*Stated goal:* Restate the listing below word for word, omitting any images.

*Material:*
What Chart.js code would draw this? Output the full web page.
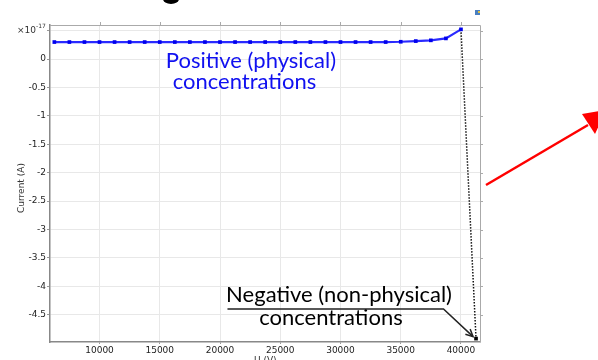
<!DOCTYPE html>
<html>
<head>
<meta charset="utf-8">
<script src="https://cdn.jsdelivr.net/npm/chart.js@4.4.0/dist/chart.umd.min.js"></script>
<style>
  html, body { margin: 0; padding: 0; background: #fff; }
  #wrap { position: relative; width: 598px; height: 360px; }
</style>
</head>
<body>
<div id="wrap"><canvas id="ivChart" width="598" height="360"></canvas></div>
<script>
// Voltage sweep (V) and current (x 1e-17 A)
const U_VALUES = [6250, 7500, 8750, 10000, 11250, 12500, 13750, 15000, 16250, 17500,
  18750, 20000, 21250, 22500, 23750, 25000, 26250, 27500, 28750, 30000,
  31250, 32500, 33750, 35000, 36250, 37500, 38750, 40000];
const I_VALUES = [0.30, 0.30, 0.30, 0.30, 0.30, 0.30, 0.30, 0.30, 0.30, 0.30,
  0.30, 0.30, 0.30, 0.30, 0.30, 0.30, 0.30, 0.30, 0.30, 0.30,
  0.30, 0.30, 0.30, 0.305, 0.317, 0.33, 0.364, 0.523];
// last step diverges to a non-physical solution
const U_JUMP = [40000, 41250];
const I_JUMP = [0.523, -4.92];

const X_TICKS = [10000, 15000, 20000, 25000, 30000, 35000, 40000];
const Y_TICKS = [0.5, 0, -0.5, -1, -1.5, -2, -2.5, -3, -3.5, -4, -4.5];
const X_RANGE = [5890, 41580];
const Y_RANGE = [-4.98, 0.6];

const TICK_FONT = { family: 'DejaVu Sans', size: 9 };

function pts(xs, ys) { return xs.map((x, i) => ({ x, y: ys[i] })); }

// frame, exponent, axis titles and the text callouts
const extras = {
  id: 'extras',
  afterDraw(chart) {
    const { ctx, chartArea: a, scales } = chart;
    const xs = scales.x, ys = scales.y;
    ctx.save();

    // top / right frame with outward ticks
    ctx.strokeStyle = '#aaa';
    ctx.lineWidth = 1;
    ctx.beginPath();
    ctx.moveTo(a.left, a.top + 0.5); ctx.lineTo(a.right + 0.5, a.top + 0.5); ctx.lineTo(a.right + 0.5, a.bottom);
    X_TICKS.forEach(v => { const p = Math.round(xs.getPixelForValue(v)) + 0.5; ctx.moveTo(p, a.top); ctx.lineTo(p, a.top - 3); });
    Y_TICKS.forEach(v => { const p = Math.round(ys.getPixelForValue(v)) + 0.5; ctx.moveTo(a.right, p); ctx.lineTo(a.right + 3, p); });
    ctx.stroke();

    // exponent
    ctx.fillStyle = '#333';
    ctx.textBaseline = 'alphabetic';
    ctx.font = '9px "DejaVu Sans"';
    ctx.textAlign = 'left';
    ctx.fillText('×10', 17, 33);
    ctx.font = '6px "DejaVu Sans"';
    ctx.fillText('-17', 36, 28);

    // axis titles
    ctx.font = '9px "DejaVu Sans"';
    ctx.textAlign = 'center';
    ctx.save();
    ctx.translate(24, 188);
    ctx.rotate(-Math.PI / 2);
    ctx.fillText('Current (A)', 0, 0);
    ctx.restore();
    ctx.fillText('U (V)', xs.getPixelForValue(25000) - 15, 363);

    // callouts
    ctx.font = '22px Lato';
    ctx.fillStyle = '#1010f0';
    ctx.fillText('Positive (physical)', xs.getPixelForValue(22570), ys.getPixelForValue(-0.16));
    ctx.fillText('concentrations', xs.getPixelForValue(22030), ys.getPixelForValue(-0.53));

    ctx.fillStyle = '#000';
    ctx.font = '22px Lato';
    ctx.fillText('Negative (non-physical)', xs.getPixelForValue(29880), ys.getPixelForValue(-4.28));
    ctx.fillText('concentrations', xs.getPixelForValue(29210), ys.getPixelForValue(-4.68));

    // underline leading to the diverged point
    const ux0 = xs.getPixelForValue(20620), ux1 = xs.getPixelForValue(38550);
    const uy = ys.getPixelForValue(-4.40);
    const tx = xs.getPixelForValue(U_JUMP[1]) - 3, ty = ys.getPixelForValue(I_JUMP[1]) - 2;
    ctx.strokeStyle = '#222';
    ctx.lineWidth = 1.5;
    ctx.beginPath();
    ctx.moveTo(ux0, uy); ctx.lineTo(ux1, uy); ctx.lineTo(tx, ty);
    ctx.stroke();
    arrowHead(ctx, ux1, uy, tx, ty, 8, '#222');

    // red pointer off to the right
    ctx.strokeStyle = '#ff0000';
    ctx.lineWidth = 2.5;
    ctx.beginPath();
    ctx.moveTo(486, 185); ctx.lineTo(588, 125);
    ctx.stroke();
    ctx.fillStyle = '#ff0000';
    ctx.beginPath();
    ctx.moveTo(606, 110); ctx.lineTo(582, 114); ctx.lineTo(595, 134); ctx.closePath();
    ctx.fill();

    // fragment of heading glyph and window icon
    ctx.fillStyle = '#000';
    ctx.beginPath();
    ctx.ellipse(171, -1, 8, 5, 0, 0, Math.PI * 2);
    ctx.fill();
    ctx.fillStyle = '#4a7fc0';
    ctx.fillRect(475, 10, 5, 5);
    ctx.fillStyle = '#e0c040';
    ctx.fillRect(478, 11, 2, 2);

    ctx.restore();
  }
};

function arrowHead(ctx, x0, y0, x1, y1, size, color) {
  const ang = Math.atan2(y1 - y0, x1 - x0);
  ctx.save();
  ctx.strokeStyle = color;
  ctx.lineWidth = 1.5;
  ctx.beginPath();
  ctx.moveTo(x1 - size * Math.cos(ang - 0.45), y1 - size * Math.sin(ang - 0.45));
  ctx.lineTo(x1, y1);
  ctx.lineTo(x1 - size * Math.cos(ang + 0.45), y1 - size * Math.sin(ang + 0.45));
  ctx.stroke();
  ctx.restore();
}

new Chart(document.getElementById('ivChart'), {
  type: 'line',
  data: {
    datasets: [
      {
        data: pts(U_VALUES, I_VALUES),
        borderColor: '#2a2aff',
        backgroundColor: '#0000ee',
        borderWidth: 2.2,
        pointStyle: 'rect',
        pointRadius: 2.6,
        pointBorderWidth: 0,
        tension: 0
      },
      {
        data: pts(U_JUMP, I_JUMP),
        borderColor: '#111',
        backgroundColor: '#000',
        borderWidth: 1.5,
        borderDash: [1.5, 1.5],
        pointStyle: 'rect',
        pointRadius: [0, 2.6],
        pointBorderWidth: 0,
        tension: 0
      }
    ]
  },
  options: {
    responsive: false,
    animation: false,
    layout: { padding: { left: 0, top: 25, right: 118, bottom: 0 } },
    plugins: { legend: { display: false }, tooltip: { enabled: false } },
    scales: {
      x: {
        type: 'linear',
        min: X_RANGE[0], max: X_RANGE[1],
        afterBuildTicks: s => { s.ticks = X_TICKS.map(v => ({ value: v })); },
        afterFit: s => { s.height = 18; },
        grid: { color: '#e8e8e8', tickLength: 2, tickColor: '#999' },
        border: { color: '#888', width: 1.5 },
        ticks: { font: TICK_FONT, color: '#222', padding: 1, maxRotation: 0, callback: v => String(v) }
      },
      y: {
        type: 'linear',
        min: Y_RANGE[0], max: Y_RANGE[1],
        afterBuildTicks: s => { s.ticks = Y_TICKS.map(v => ({ value: v })); },
        afterFit: s => { s.width = 50; },
        grid: { color: '#e8e8e8', tickLength: 3, tickColor: '#999' },
        border: { color: '#888', width: 1.5 },
        ticks: { font: TICK_FONT, color: '#222', padding: 1, callback: v => (v === 0.5 ? '' : String(v)) }
      }
    }
  },
  plugins: [extras]
});
</script>
</body>
</html>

*Finished answer:*
What Chart.js code would draw this? Output the full web page.
<!DOCTYPE html>
<html>
<head>
<meta charset="utf-8">
<script src="https://cdn.jsdelivr.net/npm/chart.js@4.4.0/dist/chart.umd.min.js"></script>
<style>
  html, body { margin: 0; padding: 0; background: #fff; }
  #wrap { position: relative; width: 598px; height: 360px; }
</style>
</head>
<body>
<div id="wrap"><canvas id="ivChart" width="598" height="360"></canvas></div>
<script>
// Voltage sweep (V) and current (x 1e-17 A)
const U_VALUES = [6250, 7500, 8750, 10000, 11250, 12500, 13750, 15000, 16250, 17500,
  18750, 20000, 21250, 22500, 23750, 25000, 26250, 27500, 28750, 30000,
  31250, 32500, 33750, 35000, 36250, 37500, 38750, 40000];
const I_VALUES = [0.30, 0.30, 0.30, 0.30, 0.30, 0.30, 0.30, 0.30, 0.30, 0.30,
  0.30, 0.30, 0.30, 0.30, 0.30, 0.30, 0.30, 0.30, 0.30, 0.30,
  0.30, 0.30, 0.30, 0.305, 0.317, 0.33, 0.364, 0.523];
// last step diverges to a non-physical solution
const U_JUMP = [40000, 41250];
const I_JUMP = [0.523, -4.92];

const X_TICKS = [10000, 15000, 20000, 25000, 30000, 35000, 40000];
const Y_TICKS = [0.5, 0, -0.5, -1, -1.5, -2, -2.5, -3, -3.5, -4, -4.5];
const X_RANGE = [5890, 41580];
const Y_RANGE = [-4.98, 0.6];

const TICK_FONT = { family: 'DejaVu Sans', size: 9 };

function pts(xs, ys) { return xs.map((x, i) => ({ x, y: ys[i] })); }

// frame, exponent, axis titles and the text callouts
const extras = {
  id: 'extras',
  afterDraw(chart) {
    const { ctx, chartArea: a, scales } = chart;
    const xs = scales.x, ys = scales.y;
    ctx.save();

    // top / right frame with outward ticks
    ctx.strokeStyle = '#aaa';
    ctx.lineWidth = 1;
    ctx.beginPath();
    ctx.moveTo(a.left, a.top + 0.5); ctx.lineTo(a.right + 0.5, a.top + 0.5); ctx.lineTo(a.right + 0.5, a.bottom);
    X_TICKS.forEach(v => { const p = Math.round(xs.getPixelForValue(v)) + 0.5; ctx.moveTo(p, a.top); ctx.lineTo(p, a.top - 3); });
    Y_TICKS.forEach(v => { const p = Math.round(ys.getPixelForValue(v)) + 0.5; ctx.moveTo(a.right, p); ctx.lineTo(a.right + 3, p); });
    ctx.stroke();

    // exponent
    ctx.fillStyle = '#333';
    ctx.textBaseline = 'alphabetic';
    ctx.font = '9px "DejaVu Sans"';
    ctx.textAlign = 'left';
    ctx.fillText('×10', 17, 33);
    ctx.font = '6px "DejaVu Sans"';
    ctx.fillText('-17', 36, 28);

    // axis titles
    ctx.font = '9px "DejaVu Sans"';
    ctx.textAlign = 'center';
    ctx.save();
    ctx.translate(24, 188);
    ctx.rotate(-Math.PI / 2);
    ctx.fillText('Current (A)', 0, 0);
    ctx.restore();
    ctx.fillText('U (V)', xs.getPixelForValue(25000) - 15, 363);

    // callouts
    ctx.font = '22px Lato';
    ctx.fillStyle = '#1010f0';
    ctx.fillText('Positive (physical)', xs.getPixelForValue(22570), ys.getPixelForValue(-0.16));
    ctx.fillText('concentrations', xs.getPixelForValue(22030), ys.getPixelForValue(-0.53));

    ctx.fillStyle = '#000';
    ctx.font = '22px Lato';
    ctx.fillText('Negative (non-physical)', xs.getPixelForValue(29880), ys.getPixelForValue(-4.28));
    ctx.fillText('concentrations', xs.getPixelForValue(29210), ys.getPixelForValue(-4.68));

    // underline leading to the diverged point
    const ux0 = xs.getPixelForValue(20620), ux1 = xs.getPixelForValue(38550);
    const uy = ys.getPixelForValue(-4.40);
    const tx = xs.getPixelForValue(U_JUMP[1]) - 3, ty = ys.getPixelForValue(I_JUMP[1]) - 2;
    ctx.strokeStyle = '#222';
    ctx.lineWidth = 1.5;
    ctx.beginPath();
    ctx.moveTo(ux0, uy); ctx.lineTo(ux1, uy); ctx.lineTo(tx, ty);
    ctx.stroke();
    arrowHead(ctx, ux1, uy, tx, ty, 8, '#222');

    // red pointer off to the right
    ctx.strokeStyle = '#ff0000';
    ctx.lineWidth = 2.5;
    ctx.beginPath();
    ctx.moveTo(486, 185); ctx.lineTo(588, 125);
    ctx.stroke();
    ctx.fillStyle = '#ff0000';
    ctx.beginPath();
    ctx.moveTo(606, 110); ctx.lineTo(582, 114); ctx.lineTo(595, 134); ctx.closePath();
    ctx.fill();

    // fragment of heading glyph and window icon
    ctx.fillStyle = '#000';
    ctx.beginPath();
    ctx.ellipse(171, -1, 8, 5, 0, 0, Math.PI * 2);
    ctx.fill();
    ctx.fillStyle = '#4a7fc0';
    ctx.fillRect(475, 10, 5, 5);
    ctx.fillStyle = '#e0c040';
    ctx.fillRect(478, 11, 2, 2);

    ctx.restore();
  }
};

function arrowHead(ctx, x0, y0, x1, y1, size, color) {
  const ang = Math.atan2(y1 - y0, x1 - x0);
  ctx.save();
  ctx.strokeStyle = color;
  ctx.lineWidth = 1.5;
  ctx.beginPath();
  ctx.moveTo(x1 - size * Math.cos(ang - 0.45), y1 - size * Math.sin(ang - 0.45));
  ctx.lineTo(x1, y1);
  ctx.lineTo(x1 - size * Math.cos(ang + 0.45), y1 - size * Math.sin(ang + 0.45));
  ctx.stroke();
  ctx.restore();
}

new Chart(document.getElementById('ivChart'), {
  type: 'line',
  data: {
    datasets: [
      {
        data: pts(U_VALUES, I_VALUES),
        borderColor: '#2a2aff',
        backgroundColor: '#0000ee',
        borderWidth: 2.2,
        pointStyle: 'rect',
        pointRadius: 2.6,
        pointBorderWidth: 0,
        tension: 0
      },
      {
        data: pts(U_JUMP, I_JUMP),
        borderColor: '#111',
        backgroundColor: '#000',
        borderWidth: 1.5,
        borderDash: [1.5, 1.5],
        pointStyle: 'rect',
        pointRadius: [0, 2.6],
        pointBorderWidth: 0,
        tension: 0
      }
    ]
  },
  options: {
    responsive: false,
    animation: false,
    layout: { padding: { left: 0, top: 25, right: 118, bottom: 0 } },
    plugins: { legend: { display: false }, tooltip: { enabled: false } },
    scales: {
      x: {
        type: 'linear',
        min: X_RANGE[0], max: X_RANGE[1],
        afterBuildTicks: s => { s.ticks = X_TICKS.map(v => ({ value: v })); },
        afterFit: s => { s.height = 18; },
        grid: { color: '#e8e8e8', tickLength: 2, tickColor: '#999' },
        border: { color: '#888', width: 1.5 },
        ticks: { font: TICK_FONT, color: '#222', padding: 1, maxRotation: 0, callback: v => String(v) }
      },
      y: {
        type: 'linear',
        min: Y_RANGE[0], max: Y_RANGE[1],
        afterBuildTicks: s => { s.ticks = Y_TICKS.map(v => ({ value: v })); },
        afterFit: s => { s.width = 50; },
        grid: { color: '#e8e8e8', tickLength: 3, tickColor: '#999' },
        border: { color: '#888', width: 1.5 },
        ticks: { font: TICK_FONT, color: '#222', padding: 1, callback: v => (v === 0.5 ? '' : String(v)) }
      }
    }
  },
  plugins: [extras]
});
</script>
</body>
</html>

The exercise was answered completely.